Last week in the Zambian capital, Lusaka, the Fifth Conference of African Ministers responsible for Civil Registration took place. At the end of the conference it was obvious that much of what was discussed have been said over and over again. It also became apparent that some efforts are being made and some strides have been achieved in improving the situation of legal identity of many Africans. The importance of civil registration cannot be overemphasized as that’s the only means for citizens to obtain legal identity – which in itself is a human right.
Birth, marriage and death registrations are essential in the overall national development conversation.
Speaking at the conference via video, Ms. Vera Songwe, the Executive Secretary if the Economic Commission for Africa (ECA), said civil registration is a subject that is of crucial importance to Africa’s economic and social development and is at the core of the realization of the continent’s ambitions to eradicate poverty, achieve inclusive and sustainable development, and respect for human rights.
“Without knowing the numbers and characteristics of the residents of a country, governments cannot plan neither can they craft adequate policies or monitor progress. This steers us further away from achieving our human development commitments as set out by the Africa Agenda 2063 and the 2030 sustainable development agenda,” she said.
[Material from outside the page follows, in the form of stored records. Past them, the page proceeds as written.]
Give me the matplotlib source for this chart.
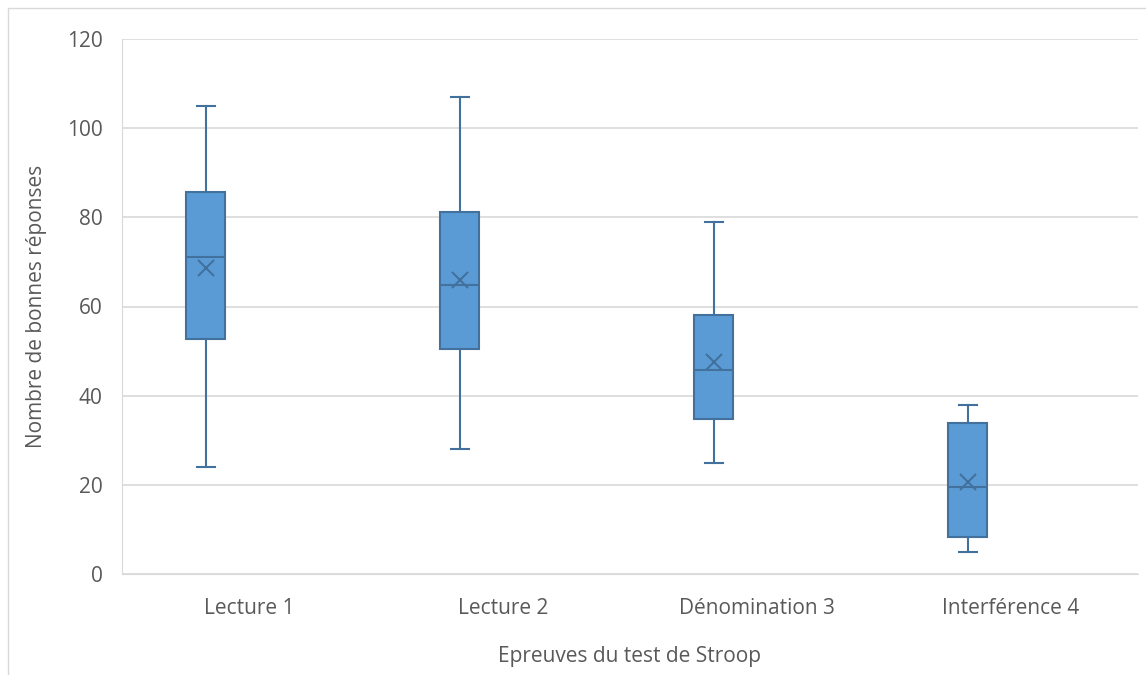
import matplotlib.pyplot as plt
from matplotlib.patches import Rectangle

# données
categories = ["Lecture 1", "Lecture 2", "Dénomination 3", "Interférence 4"]
whisker_low = [24, 28, 25, 5]
q1 = [52.7, 50.5, 34.8, 8.3]
median = [71.2, 64.8, 45.8, 19.5]
q3 = [85.7, 81.2, 58.1, 33.9]
whisker_high = [105, 107, 79, 38]
means = [68.6, 65.9, 47.5, 20.6]

plt.rcParams['font.family'] = ['Open Sans', 'DejaVu Sans']
text_color = "#595959"
fill = "#5B9BD5"
edge = "#41719C"

fig = plt.figure(figsize=(11.46, 6.75), dpi=100)
ax = fig.add_axes([122 / 1146, 1 - 574 / 675, (1138 - 122) / 1146, (574 - 39) / 675])

stats = []
for i in range(len(categories)):
    stats.append({
        "whislo": whisker_low[i], "q1": q1[i], "med": median[i],
        "q3": q3[i], "whishi": whisker_high[i], "mean": means[i],
        "fliers": [], "label": categories[i],
    })

positions = [i - 0.17 for i in range(len(categories))]
ax.bxp(stats, positions=positions, widths=0.154, showmeans=True,
       patch_artist=True, showfliers=False,
       boxprops=dict(facecolor=fill, edgecolor=edge, linewidth=1.5),
       medianprops=dict(color=edge, linewidth=1.5),
       whiskerprops=dict(color=edge, linewidth=1.5),
       capprops=dict(color=edge, linewidth=1.5),
       meanprops=dict(marker="x", markeredgecolor=edge, markersize=11, markeredgewidth=1.5),
       capwidths=0.07, zorder=3)

ax.set_xlim(-0.5, len(categories) - 0.5)
ax.set_ylim(0, 120)
ax.set_yticks(range(0, 121, 20))
ax.set_xticks(range(len(categories)))
ax.set_xticklabels(categories)
ax.yaxis.grid(True, color="#D9D9D9", linewidth=1.2, zorder=0)
ax.set_axisbelow(True)
ax.tick_params(length=0, labelsize=15, colors=text_color, pad=14)
ax.tick_params(axis="x", pad=17)
for side in ["top", "right"]:
    ax.spines[side].set_visible(False)
ax.spines["left"].set_color("#D9D9D9")
ax.spines["bottom"].set_color("#D9D9D9")

ax.set_xlabel("Epreuves du test de Stroop", fontsize=15, color=text_color, labelpad=20)
ax.set_ylabel("Nombre de bonnes réponses", fontsize=15, color=text_color, labelpad=14)

# cadre du graphique
fig.patches.append(Rectangle((8 / 1146, -0.1), 1.2, 1 - 8 / 675 + 0.1, transform=fig.transFigure,
                             fill=False, edgecolor="#D9D9D9", linewidth=1))

fig.savefig("out.png", dpi=100)
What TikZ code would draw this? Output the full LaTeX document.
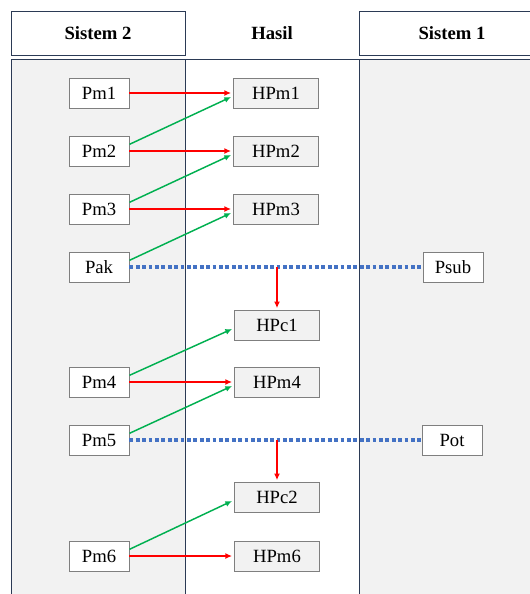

She noted that Africa, which is home to 1.3 billion people, is faced with a critical legal identity gap, as many exist without being known to their governments and without any means to prove who they are. Half of these 1.3 billion people live in Africa and 250 million are women.
She pointed out: “To lack a legal identity means that you do not exist at all in the eyes of the state, a scenario that is critically alarming and that contravenes each of our human development efforts.”
Participants made a call urging the ECA, the African Union Commission (AUC) to support countries on the continent to harmonise their legislations governing civil registration and identity management, including interoperability of systems. These they said can be achieved by using appropriate information can communication technology assets.
Speaking about the current situation of the systems, Ms Songwe said: “This manual nature of civil registration databases in many countries limits their ability to support other important government functions therefore contributing to their under-resourcing and underutilization by governments.”
She added that the other challenge facing most African countries is the notable increase in investments made by governments towards sophisticated civil identification systems that are delinked from civil registration systems.
“Robust civil identification databases can only be sustained when linked and updated with timely birth and death data that flows from civil registration,” she said.
African countries won’t be able to effectively achieve Agenda 2063 if legal identity issues are not properly resolved.